*What this task involves:* Pictures are not part of the copy. Retype the lines from the first one through the line that contains "draw=threeline, fill=threefill] (three)".

*Recorded information:*

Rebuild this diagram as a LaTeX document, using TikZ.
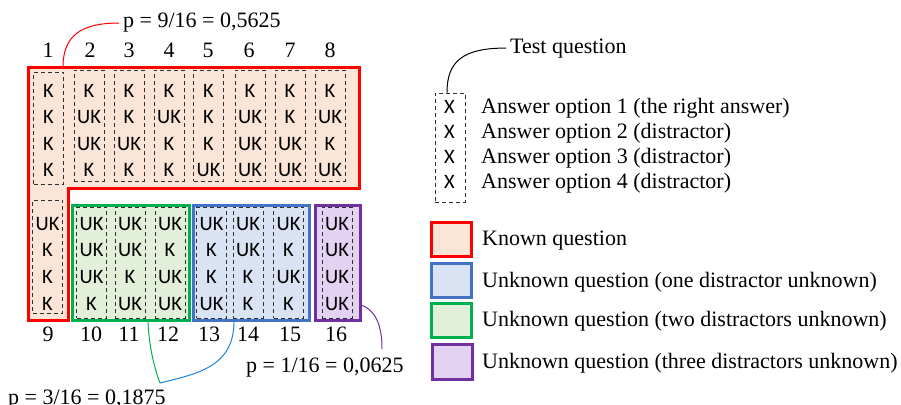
\documentclass[tikz,border=0pt]{standalone}
\usepackage{fontspec}
\setmainfont{Liberation Serif}
\newfontfamily\cellfont{Carlito}
\definecolor{knownfill}{HTML}{FBE5D6}
\definecolor{knownline}{HTML}{FF0000}
\definecolor{onefill}{HTML}{DAE3F3}
\definecolor{oneline}{HTML}{4472C4}
\definecolor{onelead}{HTML}{1F84D8}
\definecolor{twofill}{HTML}{E2F0D9}
\definecolor{twoline}{HTML}{00B050}
\definecolor{threefill}{HTML}{E3D2F1}
\definecolor{threeline}{HTML}{7030A0}
\definecolor{dashgray}{HTML}{303030}
\tikzset{
  serif/.style={font=\fontsize{22}{26}\selectfont, inner sep=0pt, anchor=base},
  cell/.style={font=\cellfont\fontsize{20.5}{24}\selectfont, inner sep=0pt, anchor=base},
  qcol/.style={draw=dashgray, dash pattern=on 4pt off 3pt, line width=0.9pt,
               minimum width=30pt, inner sep=0pt},
  groupbox/.style={line width=3pt, inner sep=0pt, minimum width=#1, minimum height=115pt},
  legendbox/.style={line width=3pt, inner sep=0pt, minimum width=40pt, minimum height=34pt},
  leader/.style={line width=1pt}
}
\begin{document}
\begin{tikzpicture}[x=1pt, y=-1pt]
\useasboundingbox (0,0) rectangle (901,404);

% known questions: stepped outline round columns 1-9
\draw[line width=3pt, draw=knownline, fill=knownfill, line join=miter]
  (28,67) -- (359,67) -- (359,188.5) -- (68,188.5) -- (68,320) -- (28,320) -- cycle;
\coordinate (knowntab) at (63,67);

% unknown question groups
\node[groupbox=117pt, draw=twoline, fill=twofill] (two) at (130.5,263.2) {};
\node[groupbox=116pt, draw=oneline, fill=onefill] (one) at (251.3,263.2) {};
\node[groupbox=45pt, draw=threeline, fill=threefill] (three) at (337.5,263.2) {};

% top row of test questions: number / x / box centre y / box height / four answers
\foreach \n/\x/\cy/\h/\a/\b/\c/\d in {
  1/48.5/128/112/K/K/K/K,
  2/89/125.5/111/K/UK/UK/K,
  3/129/125.5/111/K/K/UK/K,
  4/169/125.5/111/K/UK/K/K,
  5/208.5/125.5/111/K/K/K/UK,
  6/250/125.5/111/K/UK/UK/UK,
  7/290/125.5/111/K/K/UK/UK,
  8/330/125.5/111/K/UK/K/UK} {
  \node[qcol, minimum height=\h pt] (q\n) at (\x,\cy) {};
  \node[cell] (q\n-a) at (\x,97) {\a};
  \node[cell] (q\n-b) at (\x,123.5) {\b};
  \node[cell] (q\n-c) at (\x,150) {\c};
  \node[cell] (q\n-d) at (\x,176.5) {\d};
}

% bottom row of test questions
\foreach \n/\x/\cy/\h/\a/\b/\c/\d in {
  9/47.5/256.5/113/UK/K/K/K,
  10/91.5/262.5/111/UK/UK/UK/K,
  11/130/262.5/111/UK/UK/K/UK,
  12/170/262.5/111/UK/K/UK/UK,
  13/211.5/262.5/111/UK/K/K/UK,
  14/248/262.5/111/UK/UK/K/K,
  15/288.5/262.5/111/UK/K/UK/K,
  16/337/262.5/111/UK/UK/UK/UK} {
  \node[qcol, minimum height=\h pt] (q\n) at (\x,\cy) {};
  \node[cell] (q\n-a) at (\x,230) {\a};
  \node[cell] (q\n-b) at (\x,256.7) {\b};
  \node[cell] (q\n-c) at (\x,283.3) {\c};
  \node[cell] (q\n-d) at (\x,310) {\d};
}

% question numbers
\foreach \n/\x in {1/48,2/90,3/129,4/169,5/208,6/249,7/290,8/330}
  \node[serif] (n\n) at (\x,58) {\n};
\foreach \n/\x in {9/48,10/91,11/129,12/168,13/209,14/248,15/290,16/336}
  \node[serif] (n\n) at (\x,341.5) {\n};

% probabilities
\node[serif, anchor=base west] (p9) at (123,28) {p = 9/16 = 0,5625};
\node[serif, anchor=base west] (p3) at (8,404) {p = 3/16 = 0,1875};
\node[serif, anchor=base west] (p1) at (246,372) {p = 1/16 = 0,0625};

\draw[leader, knownline] (knowntab) .. controls (63,35) and (82,23) .. ([xshift=-4pt]p9.west);

\coordinate (twotab) at (148,321.5);
\coordinate (onetab) at (234,321.5);
\coordinate (threetab) at (361,305);
\coordinate (pjoin) at (160,383);
\coordinate (p1tip) at (382,349);
\draw[leader, twoline] (twotab) .. controls (149,350) and (156,372) .. (pjoin);
\draw[leader, onelead] (onetab) .. controls (234,368) and (195,374) .. (pjoin);
\draw[leader, threeline] (threetab) .. controls (378,311) and (382,330) .. (p1tip);

% test question explanation
\node[qcol, minimum height=109pt] (tq) at (450,147.5) {};
\foreach \i/\y in {1/113,2/138,3/163,4/188}
  \node[cell] (x\i) at (449.5,\y) {X};
\node[serif, anchor=base west] (tqlabel) at (510,53) {Test question};
\draw[leader] ([xshift=-3pt]tq.north) .. controls (447,62) and (462,48) .. ([xshift=-4pt]tqlabel.west);
\node[serif, anchor=base west] (o1) at (481,113) {Answer option 1 (the right answer)};
\node[serif, anchor=base west] (o2) at (481,138) {Answer option 2 (distractor)};
\node[serif, anchor=base west] (o3) at (481,163) {Answer option 3 (distractor)};
\node[serif, anchor=base west] (o4) at (481,188) {Answer option 4 (distractor)};

% legend
\node[legendbox, draw=knownline, fill=knownfill] (lk) at (451,239) {};
\node[legendbox, draw=oneline, fill=onefill] (l1) at (451,280) {};
\node[legendbox, draw=twoline, fill=twofill] (l2) at (451,320.5) {};
\node[legendbox, minimum height=35pt, draw=threeline, fill=threefill] (l3) at (452,361.5) {};
\node[serif, anchor=base west] (tk) at (482,245) {Known question};
\node[serif, anchor=base west] (t1) at (482,287) {Unknown question (one distractor unknown)};
\node[serif, anchor=base west] (t2) at (482,326) {Unknown question (two distractors unknown)};
\node[serif, anchor=base west] (t3) at (482,368) {Unknown question (three distractors unknown)};
\end{tikzpicture}
\end{document}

*Reply:*
Rebuild this diagram as a LaTeX document, using TikZ.
\documentclass[tikz,border=0pt]{standalone}
\usepackage{fontspec}
\setmainfont{Liberation Serif}
\newfontfamily\cellfont{Carlito}
\definecolor{knownfill}{HTML}{FBE5D6}
\definecolor{knownline}{HTML}{FF0000}
\definecolor{onefill}{HTML}{DAE3F3}
\definecolor{oneline}{HTML}{4472C4}
\definecolor{onelead}{HTML}{1F84D8}
\definecolor{twofill}{HTML}{E2F0D9}
\definecolor{twoline}{HTML}{00B050}
\definecolor{threefill}{HTML}{E3D2F1}
\definecolor{threeline}{HTML}{7030A0}
\definecolor{dashgray}{HTML}{303030}
\tikzset{
  serif/.style={font=\fontsize{22}{26}\selectfont, inner sep=0pt, anchor=base},
  cell/.style={font=\cellfont\fontsize{20.5}{24}\selectfont, inner sep=0pt, anchor=base},
  qcol/.style={draw=dashgray, dash pattern=on 4pt off 3pt, line width=0.9pt,
               minimum width=30pt, inner sep=0pt},
  groupbox/.style={line width=3pt, inner sep=0pt, minimum width=#1, minimum height=115pt},
  legendbox/.style={line width=3pt, inner sep=0pt, minimum width=40pt, minimum height=34pt},
  leader/.style={line width=1pt}
}
\begin{document}
\begin{tikzpicture}[x=1pt, y=-1pt]
\useasboundingbox (0,0) rectangle (901,404);

% known questions: stepped outline round columns 1-9
\draw[line width=3pt, draw=knownline, fill=knownfill, line join=miter]
  (28,67) -- (359,67) -- (359,188.5) -- (68,188.5) -- (68,320) -- (28,320) -- cycle;
\coordinate (knowntab) at (63,67);

% unknown question groups
\node[groupbox=117pt, draw=twoline, fill=twofill] (two) at (130.5,263.2) {};
\node[groupbox=116pt, draw=oneline, fill=onefill] (one) at (251.3,263.2) {};
\node[groupbox=45pt, draw=threeline, fill=threefill] (three) at (337.5,263.2) {};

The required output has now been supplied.